How will the funds be invested?

Utilizing the criteria described above in deal selection, potential investments include loans and loan guarantees to nonprofit entities or social enterprises, insured mission deposits in local community banks, and credit unions, and equity investments in for-profit affiliates of nonprofit entities.

Can donors make grants with the money that is invested in the Fund?

Investments in the Fund require a five year commitment. During this time, donors may make grants with their remaining donor advised fund assets, but not with the portion committed to the Program Related Investment Fund. At the end of the five year commitment period, capital net of gains and losses will be returned to the participating donor advised funds, where it is then available for grantmaking or new impact investments.

What is the expected return on investment?

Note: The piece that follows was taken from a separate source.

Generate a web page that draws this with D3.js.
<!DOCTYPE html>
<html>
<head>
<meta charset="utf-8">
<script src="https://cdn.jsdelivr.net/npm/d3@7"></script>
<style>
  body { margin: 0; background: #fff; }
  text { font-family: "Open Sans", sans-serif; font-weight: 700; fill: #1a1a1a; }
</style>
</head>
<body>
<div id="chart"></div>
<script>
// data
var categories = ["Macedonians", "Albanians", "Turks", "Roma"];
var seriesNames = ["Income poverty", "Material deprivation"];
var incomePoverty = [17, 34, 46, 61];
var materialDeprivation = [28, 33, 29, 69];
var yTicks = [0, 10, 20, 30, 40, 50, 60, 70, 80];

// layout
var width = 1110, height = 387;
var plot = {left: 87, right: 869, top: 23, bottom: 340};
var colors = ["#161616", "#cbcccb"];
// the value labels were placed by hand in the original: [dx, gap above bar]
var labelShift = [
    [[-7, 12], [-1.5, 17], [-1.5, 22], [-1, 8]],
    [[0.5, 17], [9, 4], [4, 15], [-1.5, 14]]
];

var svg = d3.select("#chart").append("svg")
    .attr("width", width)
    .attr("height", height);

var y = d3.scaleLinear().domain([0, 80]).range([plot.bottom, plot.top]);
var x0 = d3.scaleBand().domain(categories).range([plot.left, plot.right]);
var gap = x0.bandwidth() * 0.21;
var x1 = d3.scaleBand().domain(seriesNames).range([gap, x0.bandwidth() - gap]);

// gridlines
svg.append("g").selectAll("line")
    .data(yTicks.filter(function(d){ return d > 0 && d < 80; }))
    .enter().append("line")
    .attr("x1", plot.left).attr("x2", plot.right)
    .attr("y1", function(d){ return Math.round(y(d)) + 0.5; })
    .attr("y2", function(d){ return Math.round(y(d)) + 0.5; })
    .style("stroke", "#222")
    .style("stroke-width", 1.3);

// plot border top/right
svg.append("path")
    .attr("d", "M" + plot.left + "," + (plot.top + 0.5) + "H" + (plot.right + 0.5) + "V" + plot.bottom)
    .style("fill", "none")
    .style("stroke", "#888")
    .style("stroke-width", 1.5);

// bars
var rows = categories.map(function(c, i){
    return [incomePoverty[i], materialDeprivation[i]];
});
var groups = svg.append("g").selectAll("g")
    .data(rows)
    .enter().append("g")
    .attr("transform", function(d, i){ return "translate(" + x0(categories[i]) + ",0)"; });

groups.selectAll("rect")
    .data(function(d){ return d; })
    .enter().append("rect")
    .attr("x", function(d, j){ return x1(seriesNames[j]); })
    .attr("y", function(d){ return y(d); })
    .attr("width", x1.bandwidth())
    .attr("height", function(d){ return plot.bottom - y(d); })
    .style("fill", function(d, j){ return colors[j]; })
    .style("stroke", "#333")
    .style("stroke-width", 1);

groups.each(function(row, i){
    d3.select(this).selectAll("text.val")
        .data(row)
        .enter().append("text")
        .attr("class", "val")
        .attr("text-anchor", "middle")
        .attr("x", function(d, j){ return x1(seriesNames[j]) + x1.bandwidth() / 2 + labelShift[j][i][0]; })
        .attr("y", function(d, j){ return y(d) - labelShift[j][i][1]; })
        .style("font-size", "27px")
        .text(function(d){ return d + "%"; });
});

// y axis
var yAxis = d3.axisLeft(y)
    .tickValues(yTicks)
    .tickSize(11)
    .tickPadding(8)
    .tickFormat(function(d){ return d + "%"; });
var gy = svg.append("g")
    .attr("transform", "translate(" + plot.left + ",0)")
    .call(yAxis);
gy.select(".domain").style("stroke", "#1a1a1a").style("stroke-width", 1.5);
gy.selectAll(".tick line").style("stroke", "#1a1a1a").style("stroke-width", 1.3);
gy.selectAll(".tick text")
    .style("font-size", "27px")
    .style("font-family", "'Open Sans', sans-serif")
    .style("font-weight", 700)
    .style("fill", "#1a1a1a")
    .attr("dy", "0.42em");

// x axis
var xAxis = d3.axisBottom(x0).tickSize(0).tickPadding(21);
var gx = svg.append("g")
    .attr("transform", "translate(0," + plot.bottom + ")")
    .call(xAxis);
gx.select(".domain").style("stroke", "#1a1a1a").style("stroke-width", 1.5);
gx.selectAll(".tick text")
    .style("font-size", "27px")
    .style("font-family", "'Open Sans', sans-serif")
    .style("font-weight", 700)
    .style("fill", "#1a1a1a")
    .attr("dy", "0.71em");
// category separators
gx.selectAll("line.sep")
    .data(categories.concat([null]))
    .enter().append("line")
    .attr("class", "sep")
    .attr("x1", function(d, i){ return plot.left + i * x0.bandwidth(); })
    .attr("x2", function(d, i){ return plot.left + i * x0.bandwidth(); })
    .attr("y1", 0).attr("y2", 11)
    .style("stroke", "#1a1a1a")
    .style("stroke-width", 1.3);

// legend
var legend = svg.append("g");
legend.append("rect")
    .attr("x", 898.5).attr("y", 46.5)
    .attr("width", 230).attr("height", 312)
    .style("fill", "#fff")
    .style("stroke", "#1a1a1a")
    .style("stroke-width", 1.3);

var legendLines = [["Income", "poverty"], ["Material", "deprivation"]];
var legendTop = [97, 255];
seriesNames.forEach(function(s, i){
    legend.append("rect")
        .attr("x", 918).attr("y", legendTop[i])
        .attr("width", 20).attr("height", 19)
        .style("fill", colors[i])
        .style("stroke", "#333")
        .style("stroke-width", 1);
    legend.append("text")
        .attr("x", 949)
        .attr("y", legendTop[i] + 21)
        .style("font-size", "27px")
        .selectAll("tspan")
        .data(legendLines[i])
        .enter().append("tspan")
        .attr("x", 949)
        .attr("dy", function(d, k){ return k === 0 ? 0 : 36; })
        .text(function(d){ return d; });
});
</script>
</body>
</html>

Our primary purpose is to generate social and environmental returns consistent with our mission while galvanizing other capital to meet the needs of our region. The Foundation tracks and measures our progress toward all three goals. In addition, the Foundation targets a gross return of 3% from borrowers, which is used toward the costs of the PRI program. While it may be possible to generate a higher market rate of return, this is not the Foundation’s goal or expectation; rather we aim to provide nonprofits and small businesses access to the low-cost capital they need to innovate, grow, and create social change. Should the fund generate returns over and above the operational costs of the program, those returns will be shared pro rata among participating donor advised funds and the Foundation on an annual basis.

What are the risks?

As with any investment, there is always the risk of loss. Our careful due diligence and close partnerships with proven intermediaries mitigates these risks. We have had no defaults to date, however the Foundation recognizes that this is a possibility. It is our policy to carefully monitor delinquent payments, to communicate immediately with the borrowers and, if necessary, to revise payment schedules to avoid default situations. Staff reports to the PRI Committee on all late payments as a part of regular quarterly portfolio reports. If a borrower should default, the Foundation and PRI Committee will determine whether there is appropriate recourse from the borrower or any of its guarantors. Any losses to the fund will be shared pro rata among all investors, including the Foundation, based on invested capital at the time of the loss. At the end of the five year commitment period, the Foundation will return capital net of gains and losses to each participating donor advised fund.

How will donors know about new deals and impact?

The San Francisco Foundation will be in regular communication with all participating donor investors to share news about new deals as well as impact. Donors will receive written reports and be invited to an annual briefing.